Applying (1) to $\vert m\rangle$ and $\langle n\vert $ gives
\begin{align}
\vert m‘\rangle &= S\vert m\rangle\, ,\\
\langle n’\vert&= \langle n\vert S^{-1}
\end{align}
so that the operator $O$ now transforms as 
$$
O’= \vert m’\rangle\langle n’\vert = S\vert m\rangle\langle n\vert S^{-1}
=S O S^{-1}\, .
$$
This is not a formal proof but it shows (somewhat intuitively) that when the operator $O$ can be represented as a matrix, you can think of $S$ as required to transform the rows of $O$ and $S^{-1}$ as required to transform the columns of $O$.
A: Let me try a concrete example - this might not satisfy you, but maybe it will help you clarify. This is basically paraphrasing from Srednicki's Quantum Field Theory, chapter 2.
A Lorentz transformation is a coordinate transformation that acts like
$$x'^a=\Lambda^a_bx^b,$$
and preserves the spacetime interval. (This is an example of something which transforms like the first case you mention, $O\to SO$). The Lorentz transformations form a Lie group.
An infinitesimal Lorentz transformation can be written 
$$\Lambda^a_b=\delta^a_b+\delta\omega^a_b.$$
This is a particular case of a representation of the Lorentz group as a matrix $\Lambda\to\Lambda^a_b$. But if we're encoding symmetries in quantum theory, we might need other representations, and specifically, if we want probabilities to be preserved we need them to be unitary. Assume there is such a representation, $U(\Lambda)$. Since $\Lambda$ forms a group, this representation must satisfy
$$U(\Lambda'\Lambda)=U(\Lambda')U(\Lambda).$$
The infinitesimal transformation must look something like this:
$$U(1+\delta\omega)=1+\delta\omega_{ab}M^{ab},$$
where $M^{ab}$ are called the generators (I think of the Lie algebra now, but maybe a mathematician should correct me). Anyway, the following expression must be valid,
$$U(\Lambda^{-1}\Lambda'\Lambda)=U(\Lambda)^{-1}U(\Lambda')U(\Lambda)$$
and if you put in the infinitesimal transformation for $\Lambda'$, you get the following condition:
$$U(\Lambda)^{-1}M^{ab}U(\Lambda)=\Lambda^a_c\Lambda^b_cM^{cd}$$
so the objects $M^{ab}$ transform like your second case,
$$M\to U^{-1}MU.$$
So, here is one possible contextual remark we might be able to make: In many (some?) situations, a symmetry encoded as a Lie group transforms as your case 1, whereas the Lie algebra transforms as your case 2.

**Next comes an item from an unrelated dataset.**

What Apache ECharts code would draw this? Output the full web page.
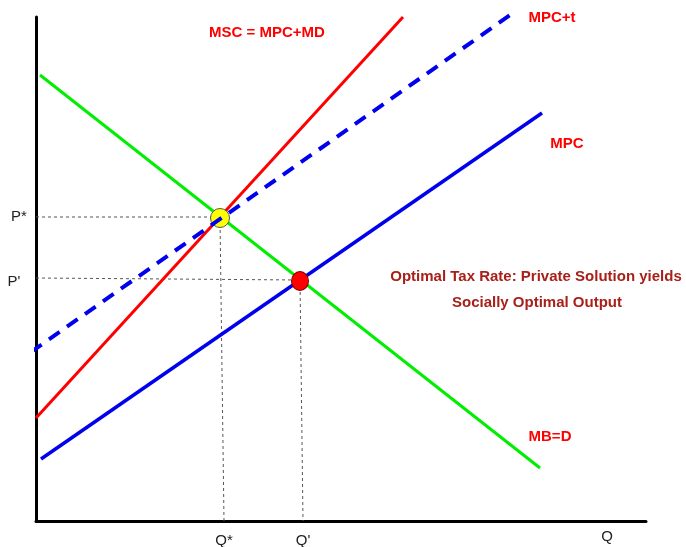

A: (1) is Lorentz transformation, while (2) is similarity transformation. 
Lorentz transformation includes rotation and boost. Similarity transformation is performed upon a square matrix that leaves invariant its characteristic polynomial, trace, and determinant. The transformed matrix is similar to the original matrix in the sense that they represent the same linear map under two different bases. The matrix $S$ in (2) is the change-of-basis matrix. In quantum mechanics and quantum field theory, similarity transformation is mostly used to diagonalize a matrix and find out its eigenvalues. See Wikipedia for the derivation of the transformation form (2).